* Stored rows *

[BEGIN]

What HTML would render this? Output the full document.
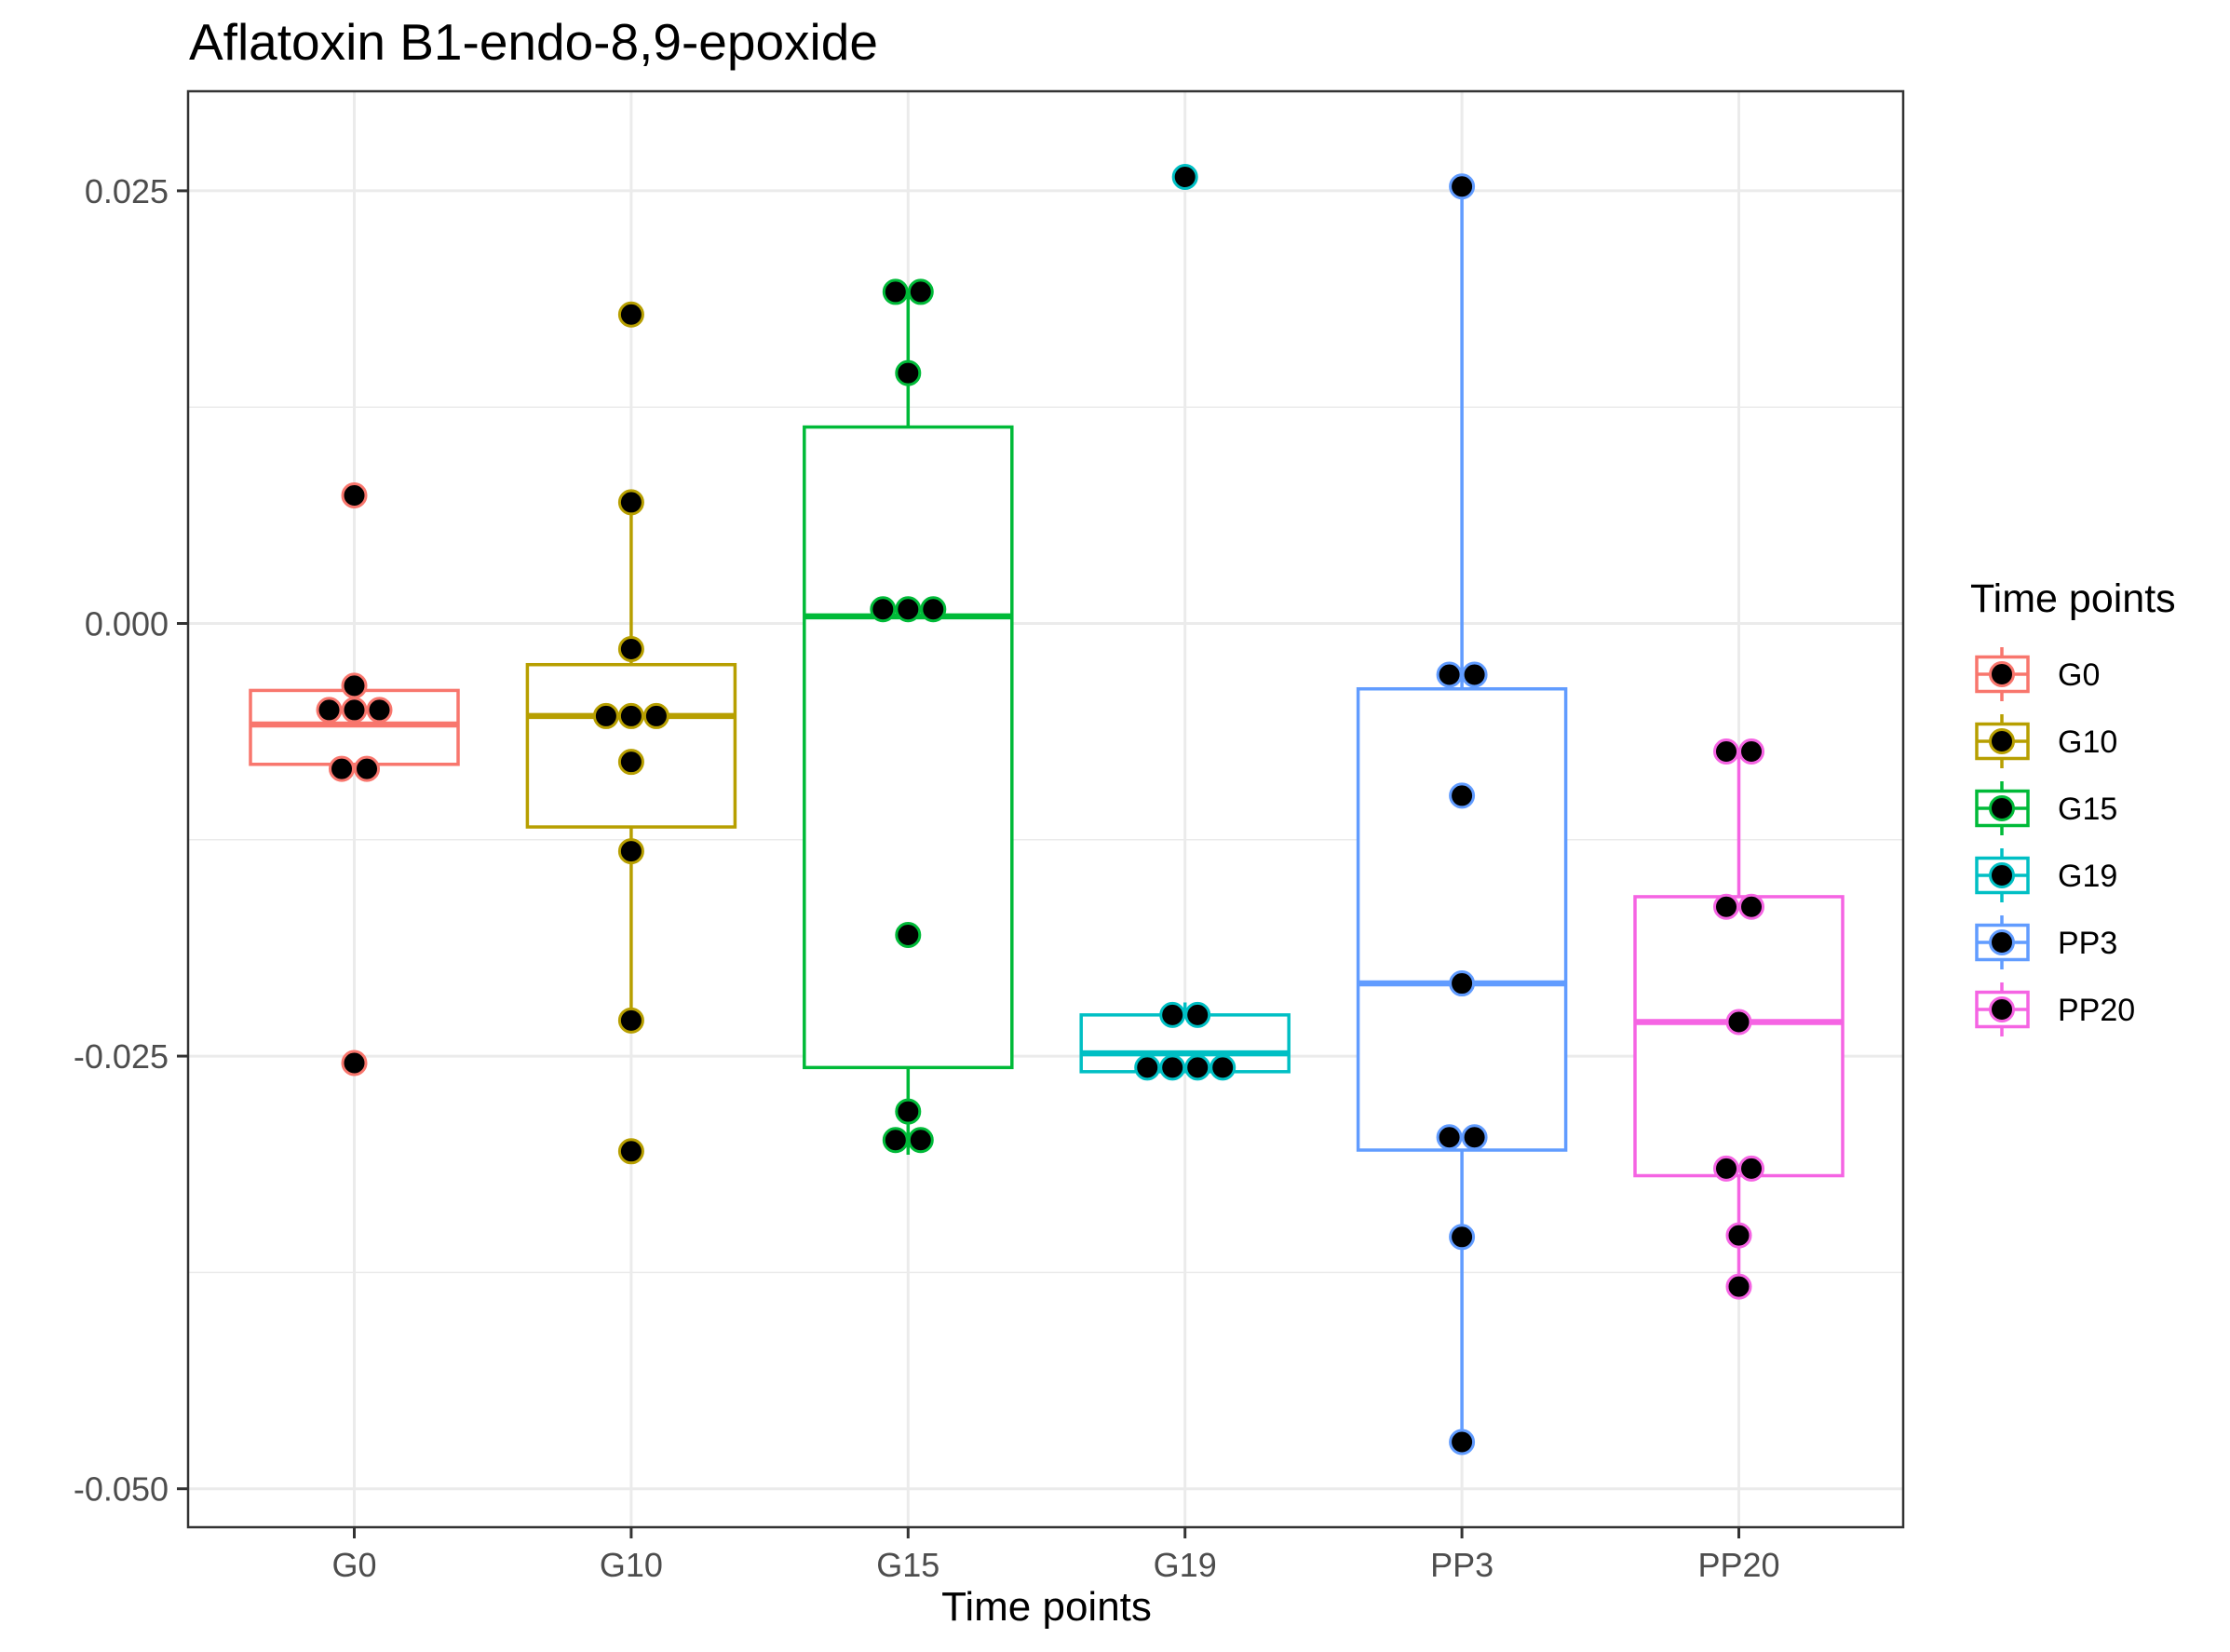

[END]
[BEGIN]

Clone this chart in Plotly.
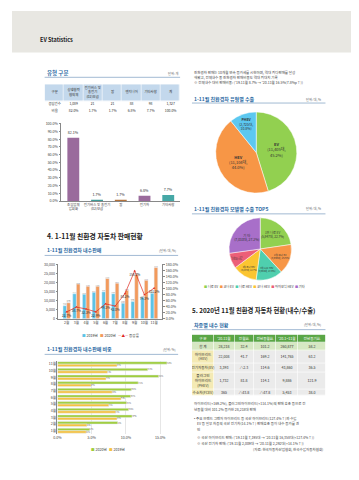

[END]
[BEGIN]

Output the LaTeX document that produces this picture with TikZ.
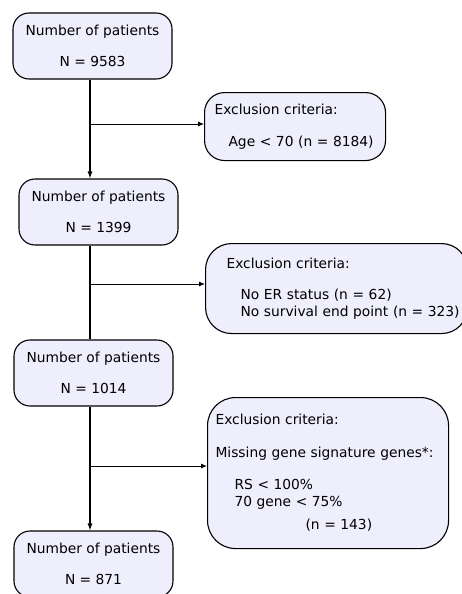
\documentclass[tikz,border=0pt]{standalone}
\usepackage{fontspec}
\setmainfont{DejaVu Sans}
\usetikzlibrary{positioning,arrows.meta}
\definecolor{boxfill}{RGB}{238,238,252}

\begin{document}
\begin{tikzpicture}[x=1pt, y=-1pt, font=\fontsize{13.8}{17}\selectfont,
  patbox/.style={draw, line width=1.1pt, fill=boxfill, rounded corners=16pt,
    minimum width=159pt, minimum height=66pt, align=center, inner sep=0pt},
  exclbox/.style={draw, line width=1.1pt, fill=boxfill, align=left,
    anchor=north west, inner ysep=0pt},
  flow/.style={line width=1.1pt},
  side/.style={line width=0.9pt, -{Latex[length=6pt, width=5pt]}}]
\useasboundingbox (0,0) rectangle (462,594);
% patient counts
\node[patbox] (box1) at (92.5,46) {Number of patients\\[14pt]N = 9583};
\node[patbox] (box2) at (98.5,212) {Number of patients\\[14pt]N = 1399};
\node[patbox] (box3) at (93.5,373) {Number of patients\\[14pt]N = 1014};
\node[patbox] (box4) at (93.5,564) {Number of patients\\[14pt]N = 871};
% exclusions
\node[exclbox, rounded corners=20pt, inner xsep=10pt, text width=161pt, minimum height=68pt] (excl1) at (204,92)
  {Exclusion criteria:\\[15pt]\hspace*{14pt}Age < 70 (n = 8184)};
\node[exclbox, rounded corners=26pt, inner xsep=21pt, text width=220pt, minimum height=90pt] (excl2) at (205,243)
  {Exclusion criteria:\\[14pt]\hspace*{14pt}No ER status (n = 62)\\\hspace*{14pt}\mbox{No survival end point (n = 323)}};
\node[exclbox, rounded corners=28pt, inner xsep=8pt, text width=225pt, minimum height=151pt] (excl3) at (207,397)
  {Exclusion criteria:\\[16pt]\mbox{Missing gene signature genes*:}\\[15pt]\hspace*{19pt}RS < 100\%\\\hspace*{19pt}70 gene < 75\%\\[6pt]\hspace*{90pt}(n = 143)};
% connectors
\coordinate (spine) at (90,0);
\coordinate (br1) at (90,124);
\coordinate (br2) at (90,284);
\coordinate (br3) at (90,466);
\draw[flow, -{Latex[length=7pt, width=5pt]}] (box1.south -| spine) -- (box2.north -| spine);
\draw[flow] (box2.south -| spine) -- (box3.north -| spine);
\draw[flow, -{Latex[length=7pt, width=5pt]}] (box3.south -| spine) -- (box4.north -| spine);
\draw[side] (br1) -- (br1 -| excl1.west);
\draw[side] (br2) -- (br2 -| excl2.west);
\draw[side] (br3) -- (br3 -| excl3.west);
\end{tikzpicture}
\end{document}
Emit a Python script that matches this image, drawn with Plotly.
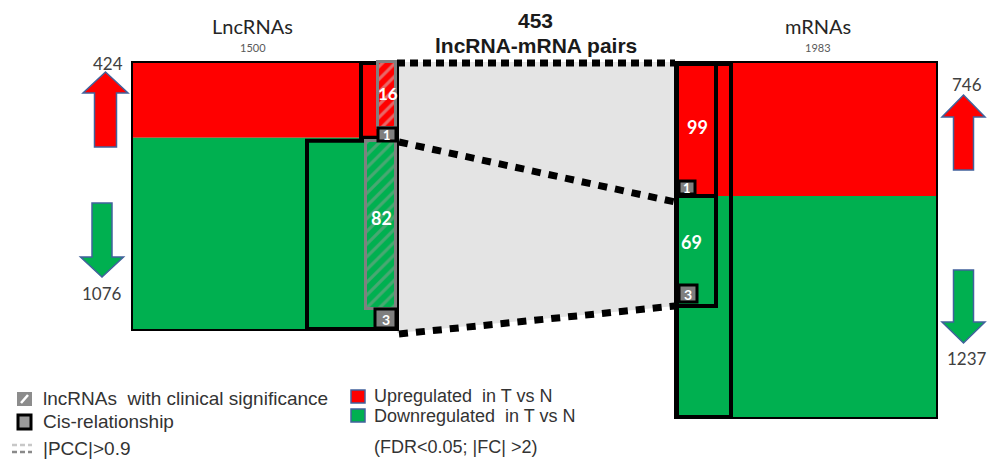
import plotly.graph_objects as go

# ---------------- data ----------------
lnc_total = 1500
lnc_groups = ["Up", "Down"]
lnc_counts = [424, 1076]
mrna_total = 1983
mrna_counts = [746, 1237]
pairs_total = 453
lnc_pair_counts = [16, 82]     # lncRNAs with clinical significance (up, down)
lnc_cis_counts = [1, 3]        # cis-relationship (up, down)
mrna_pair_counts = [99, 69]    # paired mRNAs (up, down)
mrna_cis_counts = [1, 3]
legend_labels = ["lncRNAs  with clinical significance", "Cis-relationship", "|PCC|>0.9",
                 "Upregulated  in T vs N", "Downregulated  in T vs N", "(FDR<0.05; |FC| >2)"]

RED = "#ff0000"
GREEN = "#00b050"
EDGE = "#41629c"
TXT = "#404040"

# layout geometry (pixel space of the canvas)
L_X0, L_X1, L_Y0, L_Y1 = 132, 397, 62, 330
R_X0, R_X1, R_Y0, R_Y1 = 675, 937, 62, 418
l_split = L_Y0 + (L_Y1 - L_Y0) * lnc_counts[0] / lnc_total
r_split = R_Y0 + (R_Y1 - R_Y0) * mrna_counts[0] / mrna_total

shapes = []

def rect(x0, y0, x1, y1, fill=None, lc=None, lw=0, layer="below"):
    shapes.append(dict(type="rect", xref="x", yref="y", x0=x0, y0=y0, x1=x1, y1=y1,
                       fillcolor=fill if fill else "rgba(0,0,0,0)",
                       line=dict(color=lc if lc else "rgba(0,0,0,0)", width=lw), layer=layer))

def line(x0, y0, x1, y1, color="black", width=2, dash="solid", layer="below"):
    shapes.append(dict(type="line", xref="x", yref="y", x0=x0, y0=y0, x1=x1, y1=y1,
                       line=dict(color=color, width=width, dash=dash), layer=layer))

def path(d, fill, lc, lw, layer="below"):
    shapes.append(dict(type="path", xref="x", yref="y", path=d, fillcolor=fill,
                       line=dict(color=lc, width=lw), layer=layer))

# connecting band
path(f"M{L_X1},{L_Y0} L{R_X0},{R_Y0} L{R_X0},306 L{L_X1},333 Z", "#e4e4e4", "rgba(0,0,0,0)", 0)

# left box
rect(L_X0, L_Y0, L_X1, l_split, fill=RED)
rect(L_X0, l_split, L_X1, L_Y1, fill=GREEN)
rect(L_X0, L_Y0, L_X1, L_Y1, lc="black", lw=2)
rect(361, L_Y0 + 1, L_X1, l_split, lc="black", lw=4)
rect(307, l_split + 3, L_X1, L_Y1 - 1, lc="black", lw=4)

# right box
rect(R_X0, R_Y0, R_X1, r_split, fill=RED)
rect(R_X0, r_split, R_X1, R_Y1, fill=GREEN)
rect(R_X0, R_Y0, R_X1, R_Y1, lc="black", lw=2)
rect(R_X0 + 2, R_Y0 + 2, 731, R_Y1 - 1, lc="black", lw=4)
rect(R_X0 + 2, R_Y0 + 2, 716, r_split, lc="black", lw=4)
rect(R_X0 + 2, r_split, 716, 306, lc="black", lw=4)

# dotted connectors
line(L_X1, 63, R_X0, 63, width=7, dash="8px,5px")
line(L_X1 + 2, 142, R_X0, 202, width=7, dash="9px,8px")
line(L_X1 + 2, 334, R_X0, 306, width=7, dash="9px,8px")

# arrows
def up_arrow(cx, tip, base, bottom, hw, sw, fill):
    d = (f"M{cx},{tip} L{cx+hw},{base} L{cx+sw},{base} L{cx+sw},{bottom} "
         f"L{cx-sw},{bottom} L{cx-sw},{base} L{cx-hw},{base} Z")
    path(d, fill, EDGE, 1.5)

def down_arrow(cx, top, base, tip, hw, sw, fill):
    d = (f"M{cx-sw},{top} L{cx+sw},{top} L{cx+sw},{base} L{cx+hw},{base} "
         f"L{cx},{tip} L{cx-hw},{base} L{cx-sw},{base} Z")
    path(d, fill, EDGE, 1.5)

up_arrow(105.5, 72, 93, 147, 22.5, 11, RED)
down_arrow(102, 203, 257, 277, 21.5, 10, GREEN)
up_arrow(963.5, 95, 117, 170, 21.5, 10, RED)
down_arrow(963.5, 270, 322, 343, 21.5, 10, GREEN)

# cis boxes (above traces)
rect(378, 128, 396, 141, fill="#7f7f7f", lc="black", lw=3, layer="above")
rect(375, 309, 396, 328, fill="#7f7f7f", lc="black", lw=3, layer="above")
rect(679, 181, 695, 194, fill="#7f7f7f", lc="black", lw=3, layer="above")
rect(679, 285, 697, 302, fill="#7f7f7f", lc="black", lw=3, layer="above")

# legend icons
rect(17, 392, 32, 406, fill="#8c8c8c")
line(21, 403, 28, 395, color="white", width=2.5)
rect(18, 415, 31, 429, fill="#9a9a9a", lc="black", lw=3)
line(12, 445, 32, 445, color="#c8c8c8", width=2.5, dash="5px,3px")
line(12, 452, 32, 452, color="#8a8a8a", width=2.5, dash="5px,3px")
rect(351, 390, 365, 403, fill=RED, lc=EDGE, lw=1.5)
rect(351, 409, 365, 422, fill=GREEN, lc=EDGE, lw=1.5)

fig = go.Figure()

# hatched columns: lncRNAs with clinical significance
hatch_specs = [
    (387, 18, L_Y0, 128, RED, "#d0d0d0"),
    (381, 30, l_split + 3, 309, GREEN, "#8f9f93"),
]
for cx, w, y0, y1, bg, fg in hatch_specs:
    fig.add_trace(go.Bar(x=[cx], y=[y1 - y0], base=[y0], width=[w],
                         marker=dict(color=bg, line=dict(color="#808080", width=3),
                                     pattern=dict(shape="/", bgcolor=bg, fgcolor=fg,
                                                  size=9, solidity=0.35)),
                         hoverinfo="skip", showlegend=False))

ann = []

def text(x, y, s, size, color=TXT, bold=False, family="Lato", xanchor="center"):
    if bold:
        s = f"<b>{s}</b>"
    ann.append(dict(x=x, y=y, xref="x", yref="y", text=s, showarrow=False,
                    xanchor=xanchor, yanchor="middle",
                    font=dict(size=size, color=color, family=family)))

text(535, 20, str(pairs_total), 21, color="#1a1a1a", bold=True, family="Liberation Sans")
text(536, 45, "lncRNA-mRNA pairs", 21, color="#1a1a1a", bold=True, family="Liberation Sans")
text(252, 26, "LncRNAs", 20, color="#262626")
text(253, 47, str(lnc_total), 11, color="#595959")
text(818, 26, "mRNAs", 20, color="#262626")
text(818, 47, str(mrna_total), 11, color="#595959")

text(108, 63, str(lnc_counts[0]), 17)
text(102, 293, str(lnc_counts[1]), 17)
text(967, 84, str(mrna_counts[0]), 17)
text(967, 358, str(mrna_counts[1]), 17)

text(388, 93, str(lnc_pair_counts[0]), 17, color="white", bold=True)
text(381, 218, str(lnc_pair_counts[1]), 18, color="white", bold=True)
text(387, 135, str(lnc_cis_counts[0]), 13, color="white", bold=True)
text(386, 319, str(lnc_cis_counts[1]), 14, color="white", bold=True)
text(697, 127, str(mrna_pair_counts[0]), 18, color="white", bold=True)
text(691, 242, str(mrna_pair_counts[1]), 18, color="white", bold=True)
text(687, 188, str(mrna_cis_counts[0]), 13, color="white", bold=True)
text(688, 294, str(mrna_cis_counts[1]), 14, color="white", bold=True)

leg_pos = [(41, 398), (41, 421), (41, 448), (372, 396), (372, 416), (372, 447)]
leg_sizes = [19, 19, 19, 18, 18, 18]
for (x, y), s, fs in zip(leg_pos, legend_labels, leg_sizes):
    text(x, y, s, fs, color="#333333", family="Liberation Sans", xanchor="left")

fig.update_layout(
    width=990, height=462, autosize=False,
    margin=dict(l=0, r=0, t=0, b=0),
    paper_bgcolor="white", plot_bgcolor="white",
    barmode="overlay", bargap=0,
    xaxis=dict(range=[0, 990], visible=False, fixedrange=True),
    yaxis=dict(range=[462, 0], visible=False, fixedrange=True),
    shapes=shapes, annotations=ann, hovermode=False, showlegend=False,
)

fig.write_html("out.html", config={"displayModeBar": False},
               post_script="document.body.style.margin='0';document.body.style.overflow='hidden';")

[END]

* What to do *
All lines above from the one containing "Emit a Python" through the one containing "shapes = []" are to be quoted exactly, and only those; pictures are left out.

* Task output *
Emit a Python script that matches this image, drawn with Plotly.
import plotly.graph_objects as go

# ---------------- data ----------------
lnc_total = 1500
lnc_groups = ["Up", "Down"]
lnc_counts = [424, 1076]
mrna_total = 1983
mrna_counts = [746, 1237]
pairs_total = 453
lnc_pair_counts = [16, 82]     # lncRNAs with clinical significance (up, down)
lnc_cis_counts = [1, 3]        # cis-relationship (up, down)
mrna_pair_counts = [99, 69]    # paired mRNAs (up, down)
mrna_cis_counts = [1, 3]
legend_labels = ["lncRNAs  with clinical significance", "Cis-relationship", "|PCC|>0.9",
                 "Upregulated  in T vs N", "Downregulated  in T vs N", "(FDR<0.05; |FC| >2)"]

RED = "#ff0000"
GREEN = "#00b050"
EDGE = "#41629c"
TXT = "#404040"

# layout geometry (pixel space of the canvas)
L_X0, L_X1, L_Y0, L_Y1 = 132, 397, 62, 330
R_X0, R_X1, R_Y0, R_Y1 = 675, 937, 62, 418
l_split = L_Y0 + (L_Y1 - L_Y0) * lnc_counts[0] / lnc_total
r_split = R_Y0 + (R_Y1 - R_Y0) * mrna_counts[0] / mrna_total

shapes = []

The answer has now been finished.